→ **Written exercise**: Without the pictures, print the lines running from the beginning of the material to the line containing "0.82, 0.81, 0.80];", both ends included.

→ **Data block**:
####

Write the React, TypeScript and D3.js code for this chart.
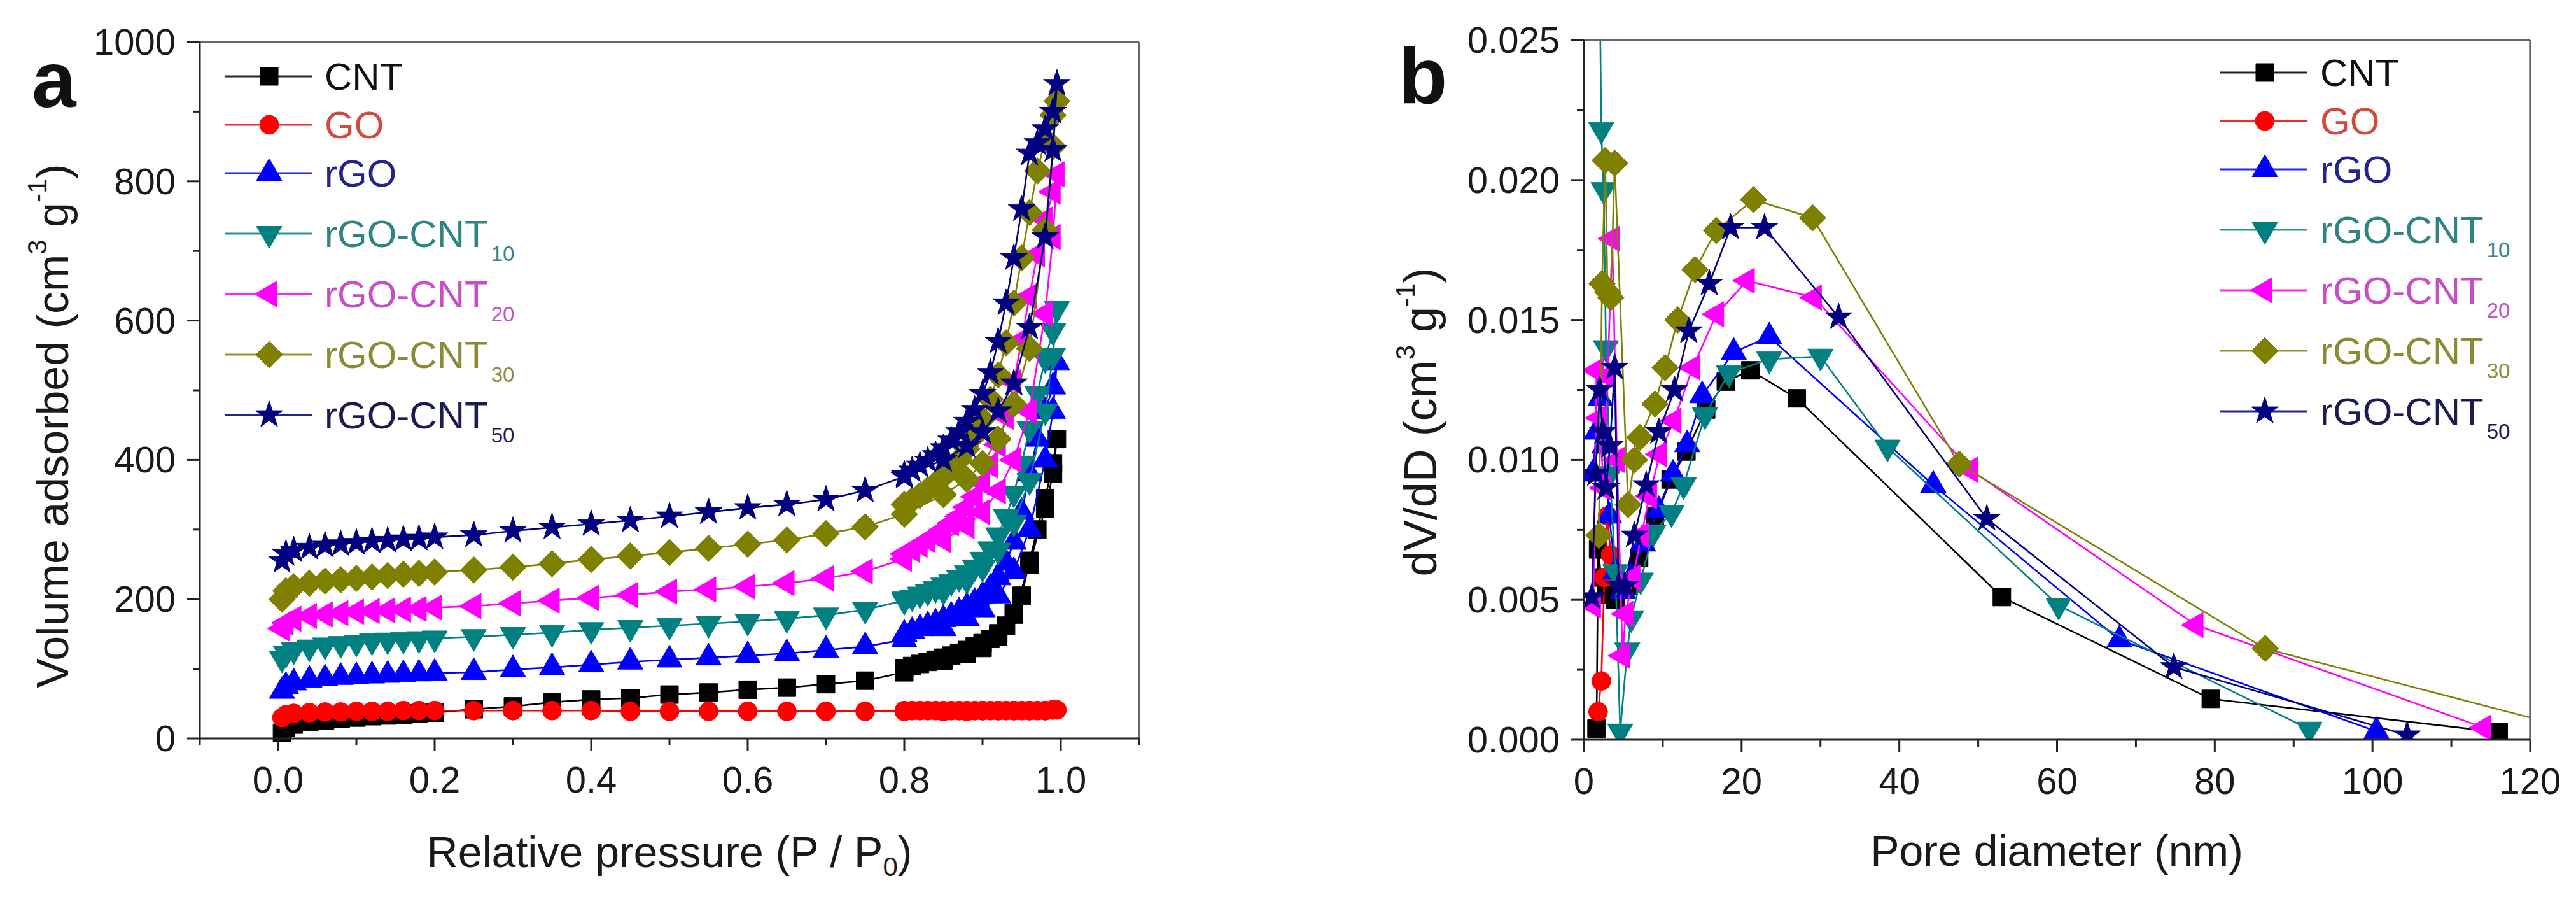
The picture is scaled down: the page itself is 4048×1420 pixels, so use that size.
import React from 'react';
import * as d3 from 'd3';

// ---------------- DATA ----------------
const seriesNames = ['CNT', 'GO', 'rGO', 'rGO-CNT10', 'rGO-CNT20', 'rGO-CNT30', 'rGO-CNT50'];

// Panel a: N2 isotherms (adsorption then desorption branch)
const adsP = [0.005, 0.01, 0.02, 0.04, 0.06, 0.08, 0.10, 0.12, 0.14, 0.16, 0.18, 0.20, 0.25, 0.30, 0.35, 0.40, 0.45, 0.50, 0.55, 0.60, 0.65, 0.70, 0.75, 0.80, 0.85, 0.88, 0.90, 0.92, 0.94, 0.96, 0.98, 0.99, 0.995];
const desP = [0.99, 0.98, 0.97, 0.96, 0.95, 0.94, 0.93, 0.92, 0.91, 0.90, 0.89, 0.88, 0.87, 0.86, 0.85, 0.84, 0.83, 0.82, 0.81, 0.80];

const cntAds = [8, 15, 20, 24, 26, 28, 30, 32, 33, 34, 36, 37, 42, 46, 52, 56, 58, 63, 66, 70, 73, 78, 83, 95, 112, 122, 130, 146, 180, 250, 330, 380, 430];
const cntDes = [395, 345, 300, 255, 205, 178, 162, 151, 143, 137, 132, 127, 123, 119, 116, 113, 110, 107, 104, 101];
const goAds = [30, 34, 36, 37, 38, 38, 39, 39, 39, 40, 40, 40, 40, 40, 40, 40, 39, 39, 39, 39, 39, 39, 39, 39, 39, 39, 40, 40, 40, 40, 40, 41, 41];
const goDes = [41, 40, 40, 40, 40, 40, 40, 40, 40, 40, 40, 40, 40, 40, 40, 40, 40, 40, 40, 40];
const rgoAds = [68, 75, 80, 84, 86, 88, 89, 90, 91, 92, 93, 94, 95, 99, 102, 106, 110, 113, 116, 119, 122, 127, 132, 142, 158, 172, 185, 205, 240, 300, 400, 470, 540];
const rgoDes = [505, 470, 430, 380, 325, 282, 252, 231, 216, 205, 196, 189, 182, 176, 171, 166, 162, 158, 154, 150];
const c10Ads = [115, 122, 127, 131, 134, 136, 138, 140, 141, 142, 143, 144, 146, 149, 152, 156, 159, 162, 165, 168, 172, 177, 185, 198, 212, 228, 245, 270, 310, 370, 470, 550, 617];
const c10Des = [585, 545, 495, 445, 395, 352, 318, 292, 272, 257, 246, 238, 231, 225, 220, 215, 211, 207, 203, 200];
const c20Ads = [158, 166, 172, 176, 178, 180, 182, 183, 184, 185, 186, 188, 190, 194, 198, 202, 206, 211, 214, 218, 223, 230, 240, 258, 285, 305, 325, 355, 400, 470, 610, 720, 810];
const c20Des = [785, 745, 695, 635, 572, 512, 462, 422, 392, 367, 347, 332, 319, 309, 300, 292, 285, 278, 271, 265];
const c30Ads = [200, 212, 218, 223, 226, 228, 230, 232, 234, 236, 237, 239, 242, 246, 251, 257, 262, 267, 273, 279, 285, 294, 304, 322, 350, 372, 395, 430, 480, 560, 730, 850, 915];
const c30Des = [895, 860, 815, 755, 690, 625, 568, 522, 487, 458, 435, 416, 400, 387, 376, 366, 357, 349, 342, 336];
const c50Ads = [255, 265, 270, 274, 277, 279, 281, 283, 284, 286, 287, 289, 292, 298, 303, 308, 313, 319, 325, 331, 336, 343, 356, 376, 400, 420, 440, 470, 510, 590, 720, 845, 940];
const c50Des = [900, 875, 855, 840, 760, 690, 625, 570, 525, 495, 472, 455, 440, 428, 417, 407, 399, 392, 385, 379];

// Panel b: pore size distributions
const cntD = [1.6, 1.8, 2.2, 3.0, 4.0, 5.5, 7.0, 9.0, 11.0, 13.0, 15.5, 18.0, 21.1, 27.0, 53.0, 79.5, 116.0];
const cntV = [0.0004, 0.0068, 0.0058, 0.0052, 0.0050, 0.0055, 0.0065, 0.0080, 0.0093, 0.0103, 0.0118, 0.0128, 0.0132, 0.0122, 0.0051, 0.00146, 0.00027];
const goD = [1.8, 2.2, 2.6, 3.0, 3.4, 3.9];
const goV = [0.0010, 0.0021, 0.0058, 0.0080, 0.0066, 0.0058];
const rgoD = [1.1, 1.6, 2.1, 2.6, 3.2, 4.0, 5.0, 6.0, 7.5, 9.5, 11.3, 13.1, 15.0, 19.0, 23.5, 44.3, 67.9, 100.5];
const rgoV = [0.0095, 0.0110, 0.0122, 0.0105, 0.0080, 0.0060, 0.0053, 0.0058, 0.0070, 0.0082, 0.0095, 0.01055, 0.0123, 0.01385, 0.0144, 0.0091, 0.00357, 0.0003];
const c10D = [1.9, 2.2, 2.5, 2.8, 3.3, 4.0, 4.6, 5.5, 6.0, 7.2, 8.8, 11.1, 12.65, 15.35, 18.4, 23.5, 30.0, 38.5, 60.2, 92.0];
const c10V = [0.0300, 0.0218, 0.01965, 0.0140, 0.0095, 0.0060, 0.0003, 0.0032, 0.00435, 0.0057, 0.0074, 0.0081, 0.0091, 0.0116, 0.0131, 0.0136, 0.0137, 0.01045, 0.0048, 0.00037];
const c20D = [1.2, 1.6, 2.0, 2.5, 3.0, 3.6, 4.2, 4.9, 5.3, 6.2, 7.3, 8.3, 9.6, 11.4, 13.8, 16.8, 20.7, 29.2, 49.0, 77.6, 114.1];
const c20V = [0.0048, 0.0132, 0.0115, 0.0090, 0.0130, 0.0179, 0.0100, 0.0030, 0.0045, 0.0058, 0.0073, 0.0087, 0.0102, 0.0114, 0.0133, 0.0152, 0.0164, 0.0158, 0.00965, 0.0041, 0.00043];
const c30D = [1.9, 2.3, 2.7, 3.0, 3.4, 3.9, 5.6, 6.4, 7.1, 9.0, 10.3, 11.9, 14.1, 16.8, 21.5, 29.0, 47.6, 86.4, 126.0];
const c30V = [0.0073, 0.0163, 0.0207, 0.0160, 0.0158, 0.0206, 0.0084, 0.0100, 0.0108, 0.0120, 0.0133, 0.0150, 0.0168, 0.0182, 0.0193, 0.01865, 0.00985, 0.00326, 0.00035];
const c50D = [1.0, 1.5, 2.0, 2.4, 2.8, 3.3, 3.9, 4.4, 5.2, 6.4, 7.9, 9.5, 11.5, 13.3, 15.9, 18.6, 22.9, 32.3, 51.1, 74.8, 104.4];
const c50V = [0.0051, 0.0095, 0.0125, 0.0110, 0.0090, 0.0105, 0.0133, 0.0055, 0.0055, 0.0073, 0.0091, 0.0110, 0.0125, 0.0146, 0.0163, 0.0183, 0.0183, 0.0151, 0.0079, 0.0026, 0.00016];

// Ticks
const aXTicks = [0, 0.2, 0.4, 0.6, 0.8, 1.0];
const aXMinor = [-0.1, 0.1, 0.3, 0.5, 0.7, 0.9, 1.1];
const aYTicks = [0, 200, 400, 600, 800, 1000];
const aYMinor = [100, 300, 500, 700, 900];
const bXTicks = [0, 20, 40, 60, 80, 100, 120];
const bXMinor = [10, 30, 50, 70, 90, 110];
const bYTicks = [0, 0.005, 0.01, 0.015, 0.02, 0.025];
const bYMinor = [0.0025, 0.0075, 0.0125, 0.0175, 0.0225];

// ---------------- STYLE ----------------
const FONT = '"Liberation Sans", Arial, Helvetica, sans-serif';
const seriesColors = ['#000000', '#ff0000', '#0000ff', '#008080', '#ff00ff', '#808000', '#000080'];
const legendTextColors = ['#111111', '#d24a3e', '#24248c', '#2f8484', '#c84ec8', '#8b8b36', '#1c1c50'];
const seriesShapes = ['square', 'circle', 'up', 'down', 'left', 'diamond', 'star'];

const isoAds = [cntAds, goAds, rgoAds, c10Ads, c20Ads, c30Ads, c50Ads];
const isoDes = [cntDes, goDes, rgoDes, c10Des, c20Des, c30Des, c50Des];
const psdD = [cntD, goD, rgoD, c10D, c20D, c30D, c50D];
const psdV = [cntV, goV, rgoV, c10V, c20V, c30V, c50V];

function markerD(shape: string): string {
  switch (shape) {
    case 'square': return 'M-14,-14H14V14H-14Z';
    case 'circle': return d3.symbol(d3.symbolCircle, 700)() as string;
    case 'up': return 'M0,-23L20,11.5L-20,11.5Z';
    case 'down': return 'M0,23L20,-11.5L-20,-11.5Z';
    case 'left': return 'M-23,0L11.5,-20L11.5,20Z';
    case 'diamond': return 'M0,-21L21,0L0,21L-21,0Z';
    default: return d3.symbol(d3.symbolStar, 560)() as string;
  }
}

type Pt = [number, number];

function Series({ pts, color, shape, x, y }: { pts: Pt[]; color: string; shape: string; x: any; y: any }) {
  const line = d3.line<Pt>().x((d) => x(d[0])).y((d) => y(d[1]));
  const md = markerD(shape);
  return (
    <g>
      <path d={line(pts) as string} fill="none" stroke={color} strokeWidth={2.6} />
      {pts.map((d, i) => (
        <path key={i} d={md} transform={`translate(${x(d[0])},${y(d[1])})`} fill={color} stroke={color} strokeWidth={1} />
      ))}
    </g>
  );
}

function Axes({ x, y, xt, xm, yt, ym, fx, fy }: any) {
  const [x0, x1] = x.range();
  const [y0, y1] = y.range();
  const major = 20;
  const minor = 11;
  const fs = 58;
  return (
    <g>
      {xt.map((v: number) => (
        <g key={'xt' + v}>
          <line x1={x(v)} x2={x(v)} y1={y0} y2={y0 + major} stroke="#222" strokeWidth={3} />
          <text x={x(v)} y={y0 + 85} textAnchor="middle" fontSize={fs} fill="#1a1a1a">{fx(v)}</text>
        </g>
      ))}
      {xm.map((v: number) => (
        <line key={'xm' + v} x1={x(v)} x2={x(v)} y1={y0} y2={y0 + minor} stroke="#222" strokeWidth={3} />
      ))}
      {yt.map((v: number) => (
        <g key={'yt' + v}>
          <line x1={x0 - major} x2={x0} y1={y(v)} y2={y(v)} stroke="#222" strokeWidth={3} />
          <text x={x0 - 38} y={y(v) + 20} textAnchor="end" fontSize={fs} fill="#1a1a1a">{fy(v)}</text>
        </g>
      ))}
      {ym.map((v: number) => (
        <line key={'ym' + v} x1={x0 - minor} x2={x0} y1={y(v)} y2={y(v)} stroke="#222" strokeWidth={3} />
      ))}
      <line x1={x0} x2={x1} y1={y1} y2={y1} stroke="#666" strokeWidth={3.5} />
      <line x1={x1} x2={x1} y1={y1} y2={y0} stroke="#666" strokeWidth={3.5} />
      <line x1={x0} x2={x0} y1={y1} y2={y0 + 1.5} stroke="#222" strokeWidth={3} />
      <line x1={x0 - 1.5} x2={x1} y1={y0} y2={y0} stroke="#222" strokeWidth={3} />
    </g>
  );
}

function Legend({ lx, ly }: { lx: number; ly: number }) {
  let yy = ly;
  const rows: any[] = [];
  seriesNames.forEach((name, i) => {
    const m = name.match(/^(.*?)(\d+)$/);
    const main = m ? m[1] : name;
    const sub = m ? m[2] : '';
    if (i > 0) yy += sub ? 95 : 76;
    const md = markerD(seriesShapes[i]);
    rows.push(
      <g key={name}>
        <line x1={lx} x2={lx + 137} y1={yy} y2={yy} stroke={seriesColors[i]} strokeWidth={3} opacity={0.85} />
        <path d={md} transform={`translate(${lx + 70},${yy})`} fill={seriesColors[i]} stroke={seriesColors[i]} strokeWidth={1} />
        <text x={lx + 157} y={yy + 21} fontSize={60} fill={legendTextColors[i]}>
          {main}
          {sub ? <tspan fontSize={33} dx={5} dy={22}>{sub}</tspan> : null}
        </text>
      </g>
    );
  });
  return <g>{rows}</g>;
}

export default function App() {
  const xA = d3.scaleLinear().domain([-0.1, 1.1]).range([314, 1790]);
  const yA = d3.scaleLinear().domain([0, 1000]).range([1160, 66]);
  const xB = d3.scaleLinear().domain([0, 120]).range([2489, 3976]);
  const yB = d3.scaleLinear().domain([0, 0.025]).range([1162, 63]);

  const isoPts: Pt[][] = isoAds.map((ads, s) =>
    adsP.map((p, i) => [p, ads[i]] as Pt).concat(desP.map((p, i) => [p, isoDes[s][i]] as Pt))
  );
  const psdPts: Pt[][] = psdD.map((ds, s) => ds.map((d, i) => [d, psdV[s][i]] as Pt));

  return (
    <svg width={4048} height={1420} style={{ position: 'absolute', left: 0, top: 0, display: 'block' }} fontFamily={FONT}>
      <rect x={0} y={0} width={4048} height={1420} fill="#ffffff" />
      <defs>
        <clipPath id="clipB">
          <rect x={2489} y={63} width={3976 - 2489} height={1162 - 63} />
        </clipPath>
      </defs>

      {/* Panel a */}
      <g>
        {isoPts.map((pts, s) => (
          <Series key={s} pts={pts} color={seriesColors[s]} shape={seriesShapes[s]} x={xA} y={yA} />
        ))}
        <Axes x={xA} y={yA} xt={aXTicks} xm={aXMinor} yt={aYTicks} ym={aYMinor}
          fx={(v: number) => d3.format('.1f')(v)} fy={(v: number) => d3.format('d')(v)} />
        <Legend lx={353} ly={120} />
        <text x={50} y={168} fontSize={125} fontWeight="bold" fill="#111">a</text>
        <text x={1052} y={1362} textAnchor="middle" fontSize={68} fill="#1a1a1a">
          Relative pressure (P / P<tspan fontSize={42} dy={14}>0</tspan><tspan dy={-14}>)</tspan>
        </text>
        <text transform="translate(107,669) rotate(-90)" textAnchor="middle" fontSize={70} fill="#1a1a1a">
          Volume adsorbed (cm<tspan fontSize={42} dy={-34}>3</tspan><tspan dy={34}> g</tspan><tspan fontSize={42} dy={-34}>-1</tspan><tspan dy={34}>)</tspan>
        </text>
      </g>

      {/* Panel b */}
      <g>
        <g clipPath="url(#clipB)">
          {psdPts.map((pts, s) => (
            <Series key={s} pts={pts} color={seriesColors[s]} shape={seriesShapes[s]} x={xB} y={yB} />
          ))}
        </g>
        <Axes x={xB} y={yB} xt={bXTicks} xm={bXMinor} yt={bYTicks} ym={bYMinor}
          fx={(v: number) => d3.format('d')(v)} fy={(v: number) => d3.format('.3f')(v)} />
        <Legend lx={3489} ly={114} />
        <text x={2198} y={162} fontSize={125} fontWeight="bold" fill="#111">b</text>
        <text x={3232} y={1360} textAnchor="middle" fontSize={68} fill="#1a1a1a">Pore diameter (nm)</text>
        <text transform="translate(2257,663) rotate(-90)" textAnchor="middle" fontSize={72} fill="#1a1a1a">
          dV/dD (cm<tspan fontSize={42} dy={-34}>3</tspan><tspan dy={34}> g</tspan><tspan fontSize={42} dy={-34}>-1</tspan><tspan dy={34}>)</tspan>
        </text>
      </g>
    </svg>
  );
}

####

→ **Response**:
Write the React, TypeScript and D3.js code for this chart.
The picture is scaled down: the page itself is 4048×1420 pixels, so use that size.
import React from 'react';
import * as d3 from 'd3';

// ---------------- DATA ----------------
const seriesNames = ['CNT', 'GO', 'rGO', 'rGO-CNT10', 'rGO-CNT20', 'rGO-CNT30', 'rGO-CNT50'];

// Panel a: N2 isotherms (adsorption then desorption branch)
const adsP = [0.005, 0.01, 0.02, 0.04, 0.06, 0.08, 0.10, 0.12, 0.14, 0.16, 0.18, 0.20, 0.25, 0.30, 0.35, 0.40, 0.45, 0.50, 0.55, 0.60, 0.65, 0.70, 0.75, 0.80, 0.85, 0.88, 0.90, 0.92, 0.94, 0.96, 0.98, 0.99, 0.995];
const desP = [0.99, 0.98, 0.97, 0.96, 0.95, 0.94, 0.93, 0.92, 0.91, 0.90, 0.89, 0.88, 0.87, 0.86, 0.85, 0.84, 0.83, 0.82, 0.81, 0.80];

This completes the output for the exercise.